• **Charts and diagrams as code**
::::::
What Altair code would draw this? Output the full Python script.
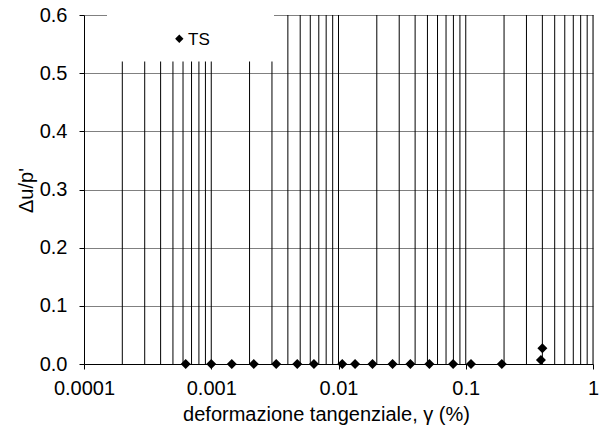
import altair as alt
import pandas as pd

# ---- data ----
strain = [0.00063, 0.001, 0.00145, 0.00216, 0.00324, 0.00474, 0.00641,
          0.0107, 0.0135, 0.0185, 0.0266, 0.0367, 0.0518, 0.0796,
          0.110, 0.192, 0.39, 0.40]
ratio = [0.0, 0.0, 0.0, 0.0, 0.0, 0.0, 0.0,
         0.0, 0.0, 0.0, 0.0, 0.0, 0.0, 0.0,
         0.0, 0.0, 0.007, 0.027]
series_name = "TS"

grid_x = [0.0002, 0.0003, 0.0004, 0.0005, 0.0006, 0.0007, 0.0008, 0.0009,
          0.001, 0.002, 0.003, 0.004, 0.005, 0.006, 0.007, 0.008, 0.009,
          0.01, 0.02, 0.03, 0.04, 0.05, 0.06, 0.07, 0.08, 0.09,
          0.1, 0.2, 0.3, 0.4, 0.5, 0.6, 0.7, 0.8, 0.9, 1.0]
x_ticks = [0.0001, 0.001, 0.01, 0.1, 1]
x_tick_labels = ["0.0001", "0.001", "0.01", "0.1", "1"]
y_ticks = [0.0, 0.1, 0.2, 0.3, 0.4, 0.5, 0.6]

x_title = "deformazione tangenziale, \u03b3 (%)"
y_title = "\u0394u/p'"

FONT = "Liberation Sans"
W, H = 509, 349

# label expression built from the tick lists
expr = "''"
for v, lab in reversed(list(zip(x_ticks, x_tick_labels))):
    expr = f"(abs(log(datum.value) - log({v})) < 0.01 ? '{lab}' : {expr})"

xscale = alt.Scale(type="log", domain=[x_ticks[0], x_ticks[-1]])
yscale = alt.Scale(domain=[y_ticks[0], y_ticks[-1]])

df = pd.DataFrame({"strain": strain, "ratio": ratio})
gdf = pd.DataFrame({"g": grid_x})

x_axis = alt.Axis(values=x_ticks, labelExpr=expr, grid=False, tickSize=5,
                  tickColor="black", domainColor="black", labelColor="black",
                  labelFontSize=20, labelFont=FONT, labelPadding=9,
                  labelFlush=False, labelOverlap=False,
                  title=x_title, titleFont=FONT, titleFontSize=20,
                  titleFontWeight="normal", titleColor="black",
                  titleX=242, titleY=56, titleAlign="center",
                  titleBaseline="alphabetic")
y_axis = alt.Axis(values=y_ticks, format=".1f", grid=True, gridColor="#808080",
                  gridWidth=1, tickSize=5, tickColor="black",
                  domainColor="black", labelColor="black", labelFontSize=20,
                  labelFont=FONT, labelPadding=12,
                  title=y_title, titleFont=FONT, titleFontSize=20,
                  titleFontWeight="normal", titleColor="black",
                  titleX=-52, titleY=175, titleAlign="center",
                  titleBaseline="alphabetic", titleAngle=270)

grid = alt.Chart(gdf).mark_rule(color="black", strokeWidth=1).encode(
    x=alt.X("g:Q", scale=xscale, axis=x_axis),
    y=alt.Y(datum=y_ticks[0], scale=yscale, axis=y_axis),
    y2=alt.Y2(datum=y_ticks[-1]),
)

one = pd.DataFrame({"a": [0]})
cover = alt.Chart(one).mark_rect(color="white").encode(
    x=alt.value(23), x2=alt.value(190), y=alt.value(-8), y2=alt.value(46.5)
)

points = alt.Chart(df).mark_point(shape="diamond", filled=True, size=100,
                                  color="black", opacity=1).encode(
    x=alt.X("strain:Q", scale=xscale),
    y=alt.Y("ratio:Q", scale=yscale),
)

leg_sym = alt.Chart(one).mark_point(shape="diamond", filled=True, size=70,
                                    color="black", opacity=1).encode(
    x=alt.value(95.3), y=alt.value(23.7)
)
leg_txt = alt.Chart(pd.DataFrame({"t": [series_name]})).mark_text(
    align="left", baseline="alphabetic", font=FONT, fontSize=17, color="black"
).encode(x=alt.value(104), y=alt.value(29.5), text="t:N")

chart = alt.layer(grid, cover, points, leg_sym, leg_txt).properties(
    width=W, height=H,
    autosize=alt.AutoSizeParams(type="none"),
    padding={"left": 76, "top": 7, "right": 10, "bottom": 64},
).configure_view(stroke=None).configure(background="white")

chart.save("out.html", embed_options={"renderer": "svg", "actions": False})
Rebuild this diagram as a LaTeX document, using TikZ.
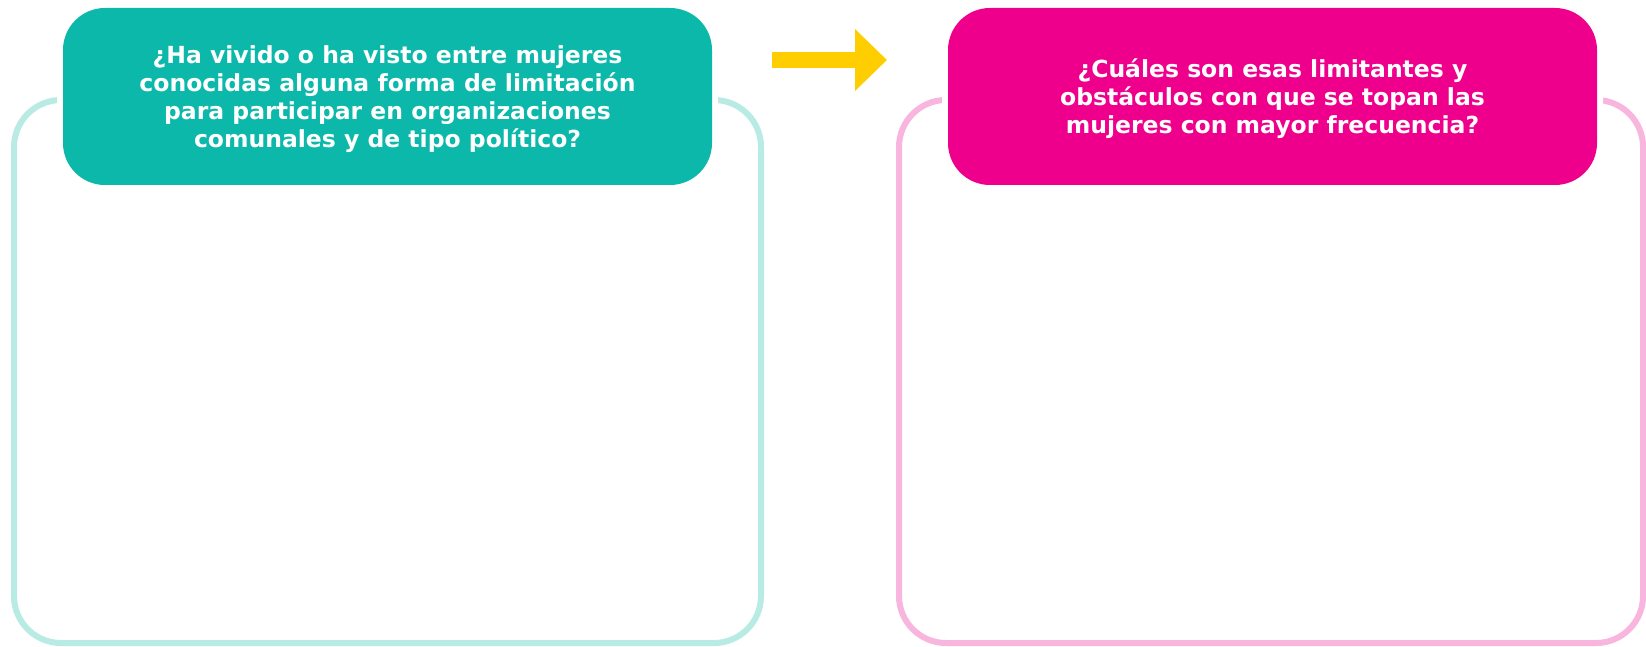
::::::
• **The task**
From the first line of the material down to the line containing "y_ticks = [0.0, 0.1, 0.2, 0.3, 0.4, 0.5, 0.6]", inclusive, return each line exactly, skipping any picture.

• **Final result**
What Altair code would draw this? Output the full Python script.
import altair as alt
import pandas as pd

# ---- data ----
strain = [0.00063, 0.001, 0.00145, 0.00216, 0.00324, 0.00474, 0.00641,
          0.0107, 0.0135, 0.0185, 0.0266, 0.0367, 0.0518, 0.0796,
          0.110, 0.192, 0.39, 0.40]
ratio = [0.0, 0.0, 0.0, 0.0, 0.0, 0.0, 0.0,
         0.0, 0.0, 0.0, 0.0, 0.0, 0.0, 0.0,
         0.0, 0.0, 0.007, 0.027]
series_name = "TS"

grid_x = [0.0002, 0.0003, 0.0004, 0.0005, 0.0006, 0.0007, 0.0008, 0.0009,
          0.001, 0.002, 0.003, 0.004, 0.005, 0.006, 0.007, 0.008, 0.009,
          0.01, 0.02, 0.03, 0.04, 0.05, 0.06, 0.07, 0.08, 0.09,
          0.1, 0.2, 0.3, 0.4, 0.5, 0.6, 0.7, 0.8, 0.9, 1.0]
x_ticks = [0.0001, 0.001, 0.01, 0.1, 1]
x_tick_labels = ["0.0001", "0.001", "0.01", "0.1", "1"]
y_ticks = [0.0, 0.1, 0.2, 0.3, 0.4, 0.5, 0.6]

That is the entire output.